Deep learning-enhanced multi-modal modeling for electrosorption performance prediction via Nyquist plots

Abstract

Flow-through electrosorption systems are emerging as a highly promising and efficient technology that integrates selective ion recovery with electrochemical redox functions in aqueous environments. Hence, in this study, we developed a novel electrosorption-based multi-modal model to predict the removal efficiency of Cr(VI) and the regeneration efficiency of Cr(III) by incorporating Nyquist plot-based electrochemical characterization of the cathode electrode (i.e., graphitized nanodiamond) at different annealing temperatures along with key process parameters.

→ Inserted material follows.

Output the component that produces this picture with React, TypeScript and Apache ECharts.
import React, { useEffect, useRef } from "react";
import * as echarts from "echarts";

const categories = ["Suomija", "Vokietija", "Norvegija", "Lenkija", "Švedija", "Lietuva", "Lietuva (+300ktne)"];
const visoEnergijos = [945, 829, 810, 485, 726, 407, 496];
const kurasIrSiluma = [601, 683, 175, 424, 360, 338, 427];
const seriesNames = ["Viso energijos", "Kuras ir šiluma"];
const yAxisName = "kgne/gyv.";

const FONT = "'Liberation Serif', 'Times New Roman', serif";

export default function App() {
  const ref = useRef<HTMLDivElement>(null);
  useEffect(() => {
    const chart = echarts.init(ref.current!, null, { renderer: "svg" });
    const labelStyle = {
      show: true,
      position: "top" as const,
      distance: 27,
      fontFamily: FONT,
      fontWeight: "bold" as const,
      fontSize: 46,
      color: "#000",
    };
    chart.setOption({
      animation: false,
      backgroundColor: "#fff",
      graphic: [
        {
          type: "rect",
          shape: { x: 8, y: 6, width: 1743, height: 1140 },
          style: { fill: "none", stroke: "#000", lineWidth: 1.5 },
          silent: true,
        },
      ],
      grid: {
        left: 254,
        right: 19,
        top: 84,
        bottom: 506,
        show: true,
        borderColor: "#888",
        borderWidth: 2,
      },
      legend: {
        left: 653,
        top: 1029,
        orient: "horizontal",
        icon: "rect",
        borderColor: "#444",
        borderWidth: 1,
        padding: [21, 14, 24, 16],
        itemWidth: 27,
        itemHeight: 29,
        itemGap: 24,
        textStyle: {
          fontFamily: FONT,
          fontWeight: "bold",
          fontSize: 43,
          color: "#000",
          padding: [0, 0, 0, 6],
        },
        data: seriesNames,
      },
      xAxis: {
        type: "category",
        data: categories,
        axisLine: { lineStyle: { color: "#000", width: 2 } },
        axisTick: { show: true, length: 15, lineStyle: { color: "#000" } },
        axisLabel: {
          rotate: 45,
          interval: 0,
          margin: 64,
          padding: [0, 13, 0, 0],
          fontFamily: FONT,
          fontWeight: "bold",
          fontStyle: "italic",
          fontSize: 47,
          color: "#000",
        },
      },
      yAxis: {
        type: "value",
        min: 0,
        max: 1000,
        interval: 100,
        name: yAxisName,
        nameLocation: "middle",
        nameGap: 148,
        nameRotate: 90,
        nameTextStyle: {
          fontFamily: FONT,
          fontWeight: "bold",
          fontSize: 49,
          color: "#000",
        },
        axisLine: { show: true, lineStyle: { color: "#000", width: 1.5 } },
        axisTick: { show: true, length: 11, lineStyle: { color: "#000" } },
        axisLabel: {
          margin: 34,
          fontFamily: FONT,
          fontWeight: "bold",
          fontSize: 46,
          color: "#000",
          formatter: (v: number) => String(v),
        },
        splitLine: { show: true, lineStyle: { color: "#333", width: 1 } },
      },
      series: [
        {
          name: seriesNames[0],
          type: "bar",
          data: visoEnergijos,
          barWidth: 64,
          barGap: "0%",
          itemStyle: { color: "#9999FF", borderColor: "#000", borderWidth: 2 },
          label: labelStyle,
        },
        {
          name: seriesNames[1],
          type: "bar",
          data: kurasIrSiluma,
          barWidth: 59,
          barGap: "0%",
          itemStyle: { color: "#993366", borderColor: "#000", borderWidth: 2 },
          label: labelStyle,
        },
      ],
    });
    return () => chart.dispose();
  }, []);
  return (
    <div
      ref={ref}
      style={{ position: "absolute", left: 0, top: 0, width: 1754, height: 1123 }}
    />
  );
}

As a result, the simple Artificial Neural Network (ANN) model without annealing temperature exhibited a low R2 value (i.e., 0.344-0.829) and high error margins (e.g., Mean Absolute Error (MAE): 0.085-0.148, Mean Squarred Error (MSE): 0.015-0.065). After adopting annealing temperature as variable, performance of ANN model was improved (i.e., R2: 0.716-0.814). Additionally, the prediction performance of the multi-modal model, coupled with ANN and Convolutional Neural Network (CNN), was significantly enhanced compared to the single ANN model, achieving notably higher R2 values (i.e., 0.950-0.977). Therefore, the result proved the necessity of CNN application for prediction with high accuracy. Additionally, Shapley Additive exPlanations (SHAP) value analysis highlighted the critical role of electrode durability tests during charging and discharging cycles, emphasizing their necessity within the system. Finally, 2D simulations provided insights into optimizing the process conditions for operating the flow-through redox-assisted electrosorption system.